As a full time high school student I had never worked a day in my life. When internships rolled around I didn’t really know what to expect. Internships ran differently from last year so I couldn’t really ask the seniors how their internships had gone. They had just gone twice a week for an afternoon, but I was just about to be thrown headfirst into a three week full immersion.


Even on the first day I was struck by the easy work pace. Even though my internship site was a non-profit museum I had imagined a sprint. With fast paced America being what it is. Instead, it was not a sprint but a saunter. There was a destination, but not that much of a rush to get there. On the first day my mentor gave us the rundown on the computers we would be using and went to his office. I sat down to work and expected to feel a predatory gaze on my back but it never came. I had expected my mentor to be constantly hovering to make sure that we did nothing wrong, but he didn’t. When lunchtime rolled around all we had to do was tell him we were going to lunch. He didn’t ask where and we didn’t need a permission slip or a note. I could go to the bathroom without having to ask. I could walk around without anybody having to know where I’d be going, where I would be later or why I was there. Nobody was asking me to justify where I was going or what I was doing.


This sense of freedom at my internship was a joyous break from everything else. School regulations evaporated like the morning mist in the sun. I realized that the workplace was nothing like school. I had thought it would be like school - straight laced, a set lunch time, breaks in between structured periods...Everything inside me said that it was going to be just like school. They were going to be teachers and not mentors - assigning homework, maybe making us put up our chairs at the end of the day or when we left...These things seem perfectly normal in a school environment but they don’t really apply to a workplace. I realized that almost the first day. Going through my first day in a sort of haze of bewilderment, it took me awhile to get used to this change. There is a gate in front of the museum that doesn’t open till 9am. I didn’t know that volunteers, that’s what I was, could go freely through the gate. I would wait outside until someone working for the museum walked up and opened the gate for me because I thought that I was not authorized to enter the gate by myself. It was not until the last week that I finally started letting myself in and breaking away from the “I’m going to get in trouble” thoughts. In school you can’t do that. You have to ask permission, otherwise there are consequences.
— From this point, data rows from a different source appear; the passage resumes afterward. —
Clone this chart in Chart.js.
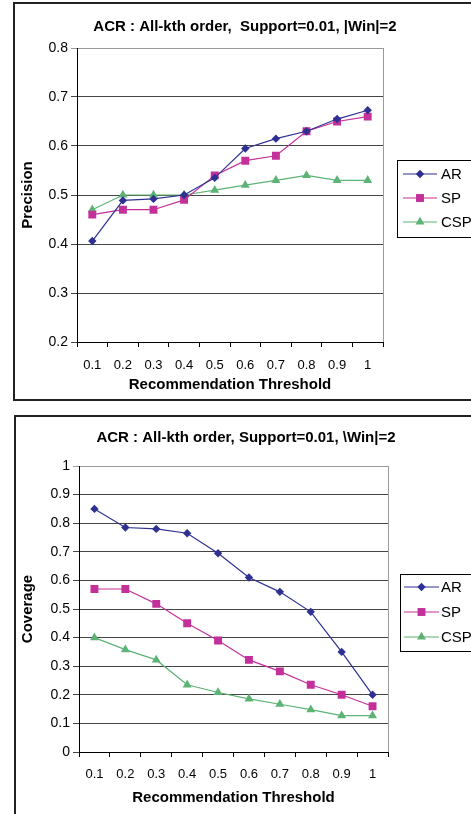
<!DOCTYPE html>
<html><head><meta charset="utf-8">
<script src="https://cdn.jsdelivr.net/npm/chart.js@4.4.1/dist/chart.umd.min.js"></script>
<style>
html,body{margin:0;padding:0;background:#fff;width:471px;height:814px;overflow:hidden;position:relative;}
.frame{position:absolute;box-sizing:border-box;}
#f1{left:13px;top:2px;width:520px;height:399px;border:2px solid #222;}
#f2{left:14px;top:415px;width:520px;height:430px;border-left:2px solid #222;border-top:2px solid #222;}
.wrap{position:absolute;left:0;width:471px;}
#w1{top:0;height:400px;}
#w2{top:400px;height:414px;}
canvas{display:block;}
</style></head>
<body>
<div class="frame" id="f1"></div>
<div class="frame" id="f2"></div>
<div class="wrap" id="w1"><canvas id="c1" width="471" height="400"></canvas></div>
<div class="wrap" id="w2"><canvas id="c2" width="471" height="414"></canvas></div>
<script>
// ---- data ----
const thresholds = ['0.1','0.2','0.3','0.4','0.5','0.6','0.7','0.8','0.9','1'];
const seriesNames = ['AR','SP','CSP'];
const precisionAR  = [0.406,0.489,0.492,0.500,0.535,0.595,0.615,0.630,0.655,0.673];
const precisionSP  = [0.460,0.470,0.470,0.490,0.540,0.570,0.580,0.630,0.650,0.660];
const precisionCSP = [0.470,0.500,0.500,0.500,0.510,0.520,0.530,0.540,0.530,0.530];
const coverageAR   = [0.850,0.785,0.780,0.765,0.695,0.610,0.560,0.490,0.350,0.200];
const coverageSP   = [0.570,0.570,0.518,0.450,0.390,0.322,0.282,0.235,0.200,0.160];
const coverageCSP  = [0.400,0.358,0.322,0.235,0.208,0.186,0.167,0.148,0.127,0.127];
const precisionTicks = {min:0.2, max:0.8, step:0.1};
const coverageTicks  = {min:0, max:1, step:0.1};
const title1 = 'ACR : All-kth order,  Support=0.01, |Win|=2';
const title2 = 'ACR : All-kth order, Support=0.01, \\Win|=2';
const xTitle = 'Recommendation Threshold';

// ---- styles ----
const FONT = '"Liberation Sans", Arial, sans-serif';
const styles = [
  {color:'#2E3192', pointStyle:'rectRot', radius:4.2},
  {color:'#C4309A', pointStyle:'rect', radius:5.6},
  {color:'#5DB375', pointStyle:'triangle', radius:5.2}
];

function drawMarker(ctx, st, x, y){
  ctx.save();
  ctx.fillStyle = st.color;
  ctx.beginPath();
  const r = st.radius;
  if (st.pointStyle === 'rectRot') {
    ctx.moveTo(x, y - r); ctx.lineTo(x + r, y); ctx.lineTo(x, y + r); ctx.lineTo(x - r, y);
  } else if (st.pointStyle === 'rect') {
    const s = r * Math.SQRT1_2;
    ctx.rect(x - s, y - s, 2 * s, 2 * s);
  } else {
    ctx.moveTo(x, y - r);
    ctx.lineTo(x + r * Math.sin(Math.PI*2/3), y - r * Math.cos(Math.PI*2/3));
    ctx.lineTo(x - r * Math.sin(Math.PI*2/3), y - r * Math.cos(Math.PI*2/3));
  }
  ctx.closePath();
  ctx.fill();
  ctx.restore();
}

function makeChart(id, cfg) {
  const datasets = cfg.series.map((vals, i) => ({
    label: seriesNames[i],
    data: vals,
    borderColor: styles[i].color,
    backgroundColor: styles[i].color,
    borderWidth: 1.2,
    pointStyle: styles[i].pointStyle,
    pointRadius: styles[i].radius,
    pointBorderWidth: 0,
    pointBackgroundColor: styles[i].color,
    tension: 0,
    fill: false
  }));
  const decor = {
    id: 'decor',
    afterDraw(chart) {
      const ctx = chart.ctx;
      const a = chart.chartArea;
      ctx.save();
      ctx.strokeStyle = '#9a9a9a';
      ctx.lineWidth = 1;
      ctx.beginPath();
      ctx.moveTo(Math.round(a.right) + 0.5, a.top);
      ctx.lineTo(Math.round(a.right) + 0.5, a.bottom);
      ctx.stroke();
      ctx.fillStyle = '#000';
      ctx.font = 'bold 15px ' + FONT;
      ctx.textAlign = 'center';
      ctx.textBaseline = 'middle';
      ctx.fillText(cfg.title, cfg.titleX, cfg.titleY);
      const L = cfg.legend;
      ctx.fillStyle = '#fff';
      ctx.fillRect(L.x, L.y, 200, L.h);
      ctx.strokeStyle = '#000';
      ctx.lineWidth = 1;
      ctx.strokeRect(L.x + 0.5, L.y + 0.5, 200, L.h);
      ctx.font = '15px ' + FONT;
      ctx.textAlign = 'left';
      seriesNames.forEach((n, i) => {
        const yy = L.rows[i];
        ctx.strokeStyle = styles[i].color;
        ctx.lineWidth = 1.2;
        ctx.beginPath();
        ctx.moveTo(L.x1, yy); ctx.lineTo(L.x2, yy); ctx.stroke();
        drawMarker(ctx, styles[i], (L.x1 + L.x2) / 2, yy);
        ctx.fillStyle = '#000';
        ctx.fillText(n, L.tx, yy + 1);
      });
      ctx.restore();
    }
  };
  return new Chart(document.getElementById(id), {
    type: 'line',
    data: { labels: thresholds, datasets },
    options: {
      responsive: false,
      animation: false,
      devicePixelRatio: 1,
      layout: { padding: { left: 0, top: cfg.area.top, right: 471 - cfg.area.right, bottom: 0 } },
      plugins: { legend: { display: false }, title: { display: false }, tooltip: { enabled: false } },
      scales: {
        x: {
          type: 'category',
          offset: true,
          grid: { offset: true, drawOnChartArea: false, tickLength: 5, color: '#000', lineWidth: 1 },
          border: { color: '#000', width: 1 },
          ticks: { color: '#000', font: { family: FONT, size: 13 }, padding: cfg.xPad, maxRotation: 0, autoSkip: false },
          title: { display: true, text: xTitle, color: '#000', font: { family: FONT, size: 15, weight: 'bold' }, padding: { top: 0, bottom: cfg.xTitlePad } },
          afterFit: s => { s.height = cfg.canvasH - cfg.area.bottom; }
        },
        y: {
          min: cfg.ticks.min, max: cfg.ticks.max,
          grid: {
            tickLength: 6,
            color: c => (c.tick && Math.abs(c.tick.value - cfg.ticks.max) < 1e-6) ? '#9a9a9a' : '#444',
            lineWidth: 1
          },
          border: { color: '#000', width: 1 },
          ticks: { stepSize: cfg.ticks.step, color: '#000', font: { family: FONT, size: cfg.yFont }, padding: 3,
                   callback: v => String(+Number(v).toFixed(1)) },
          title: { display: true, text: cfg.yTitle, color: '#000', font: { family: FONT, size: 15, weight: 'bold' }, padding: { top: 19, bottom: 0 } },
          afterFit: s => { s.width = cfg.area.left; }
        }
      }
    },
    plugins: [decor]
  });
}

makeChart('c1', {
  series: [precisionAR, precisionSP, precisionCSP],
  ticks: precisionTicks,
  yTitle: 'Precision',
  title: title1, titleX: 245, titleY: 27,
  area: { left: 77, right: 383, top: 48, bottom: 342 },
  canvasH: 400, xPad: 11, xTitlePad: 6, yFont: 14,
  legend: { x: 397, y: 160, h: 77, rows: [174, 198, 222], x1: 403, x2: 437, tx: 441 }
});

makeChart('c2', {
  series: [coverageAR, coverageSP, coverageCSP],
  ticks: coverageTicks,
  yTitle: 'Coverage',
  title: title2, titleX: 246, titleY: 38,
  area: { left: 79, right: 388, top: 66, bottom: 352 },
  canvasH: 414, xPad: 10, xTitlePad: 7, yFont: 14,
  legend: { x: 400, y: 174, h: 77, rows: [187, 212, 237], x1: 404, x2: 439, tx: 441 }
});
</script>
</body></html>
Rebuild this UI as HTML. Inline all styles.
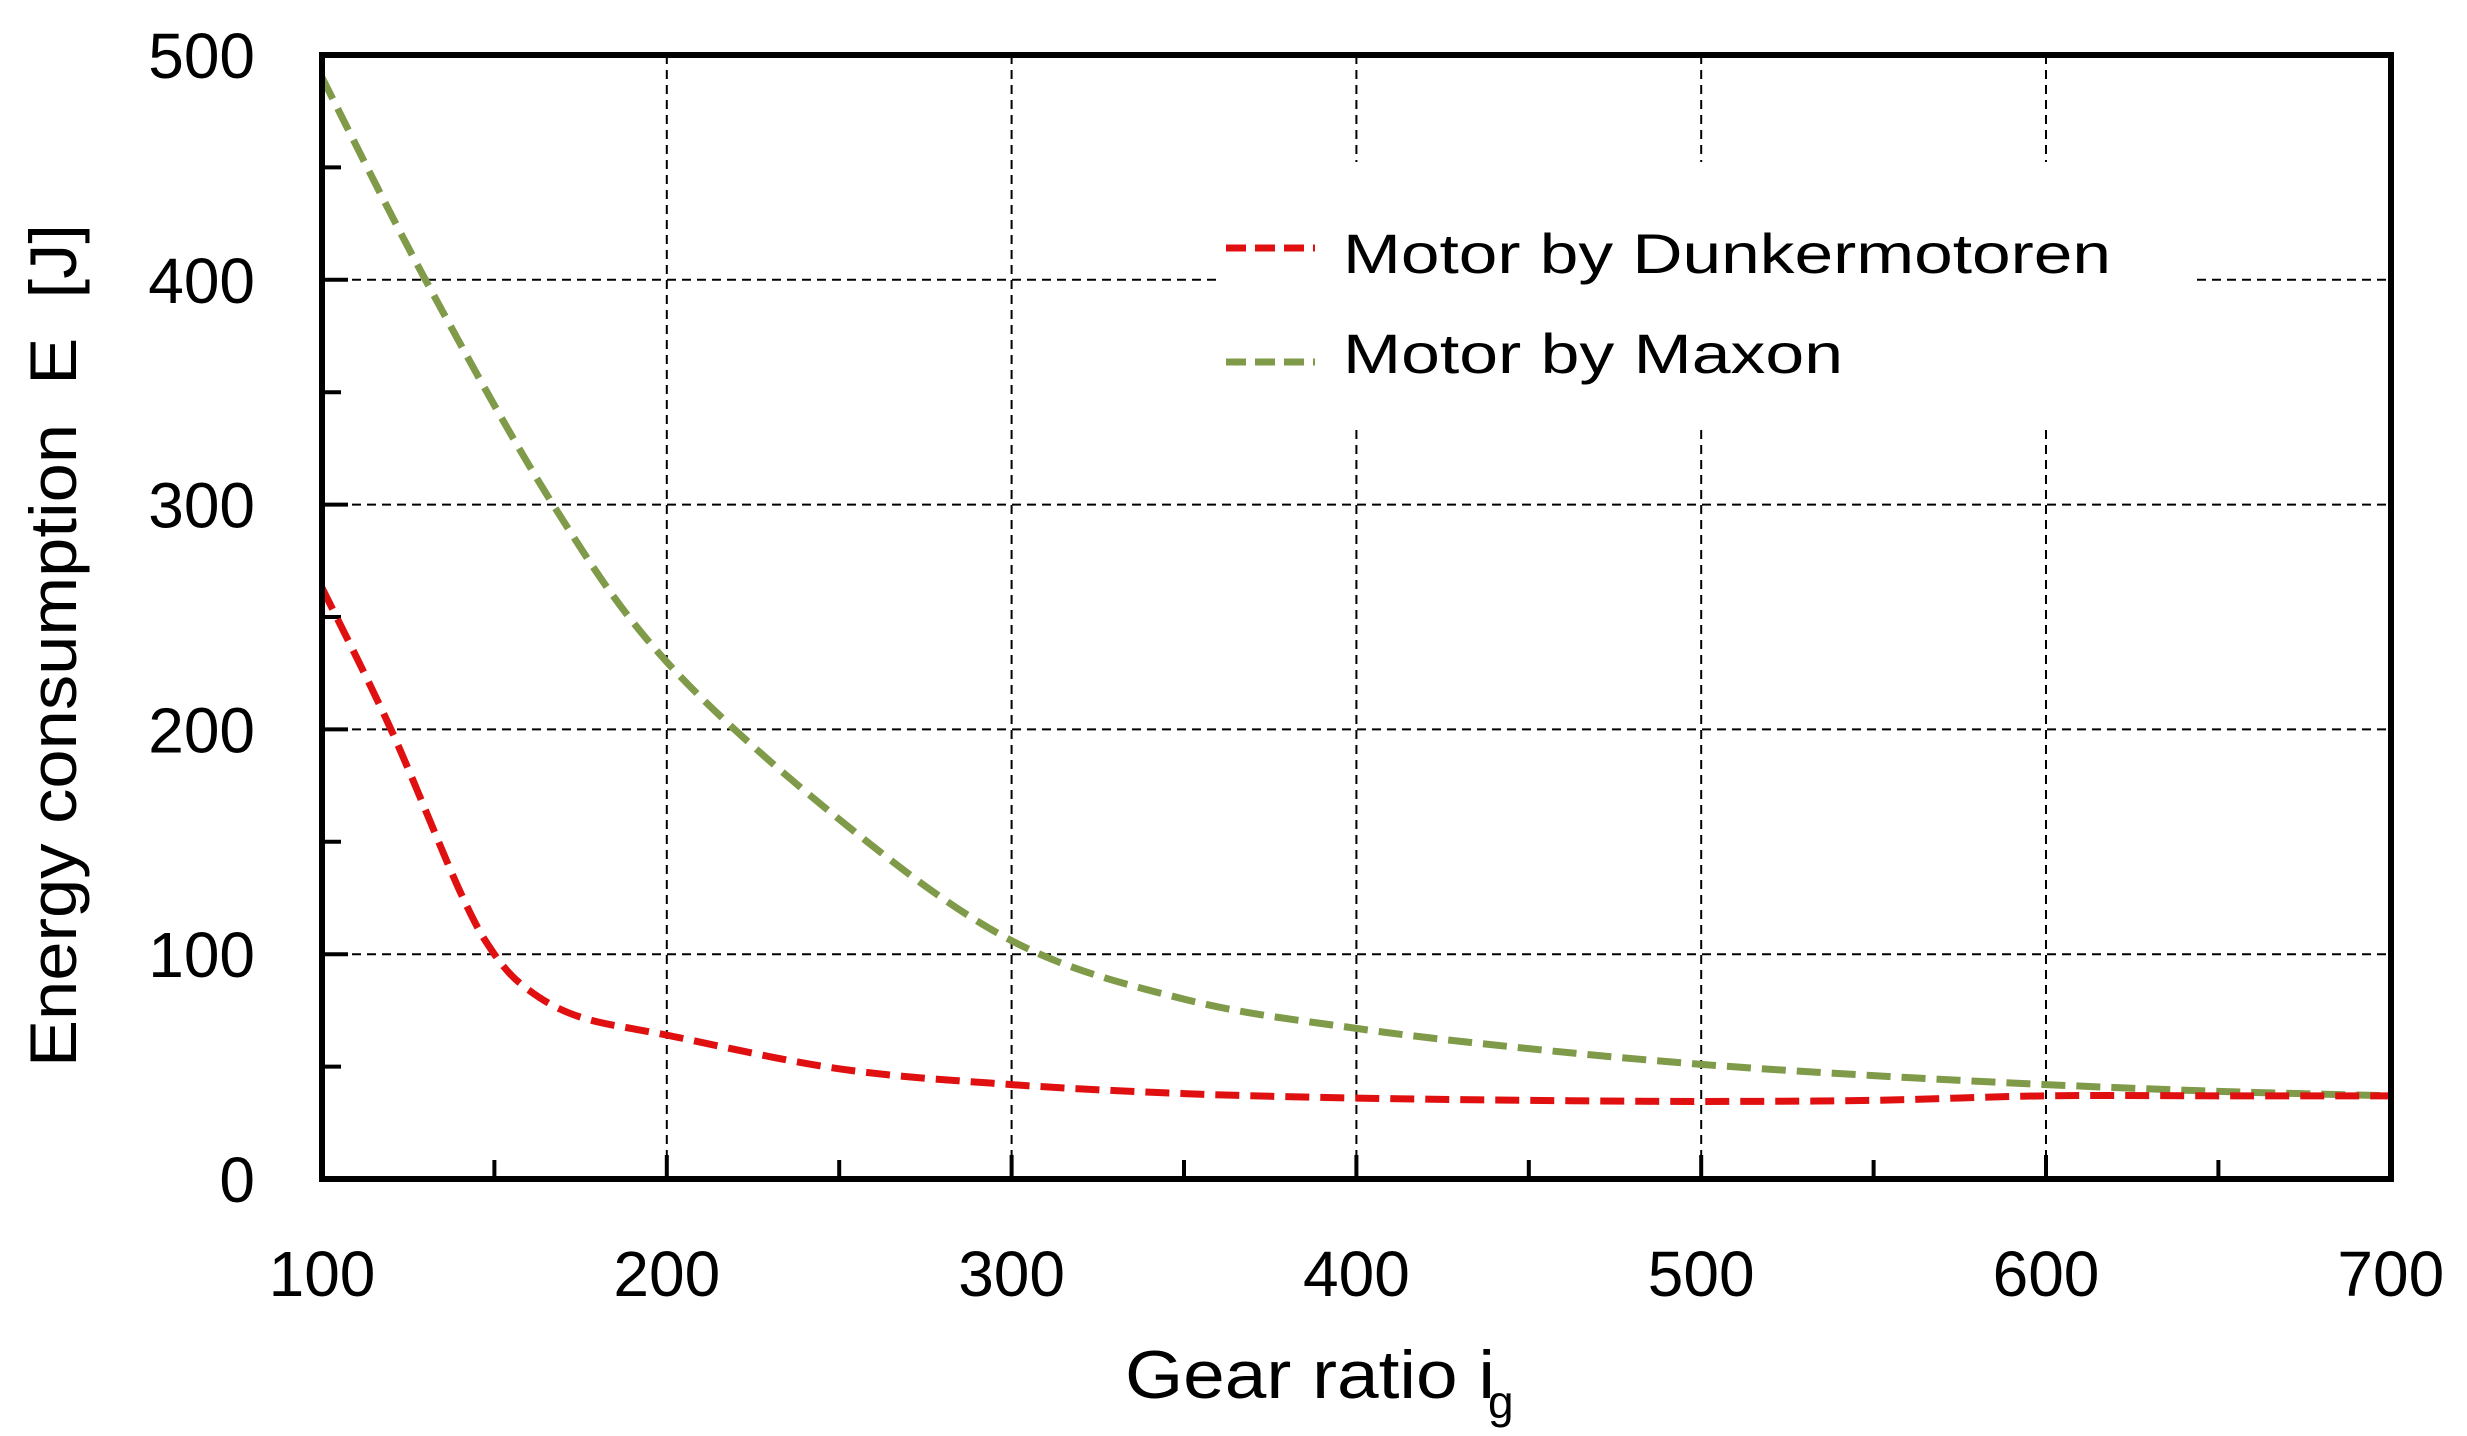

At internships, mentors leave you on your own for the most part and you have to find your own way. The workplace has a very different atmosphere.


The sense of freedom was something that I had never really gotten before. Most of my life, as like other teens, I’ve been in school. It’s Monday through Friday, no breaks except for the occasional staff day. Teachers are always watching you because they’re responsible for you. With my internship I could go somewhere and no one would send me back to the library. This freedom just felt good. There was a spontaneity. It was nice to just leave for lunch and not have to stay on campus. It was nice for people to look at me as a co-worker instead of a student. It was nice to be on my own.


The rules and more rules at school and at home didn’t apply to me at internship. I was seen as a responsible adult and not as an impulsive young person. I understand that the school has to take care of us, but sometimes the rules upon rules and homework and schoolwork just pile up on you until you feel like you can’t move. Internship was a chance to relax. This newfound freedom really allowed me to enjoy my internship and showed me that the world is much bigger than I think it is.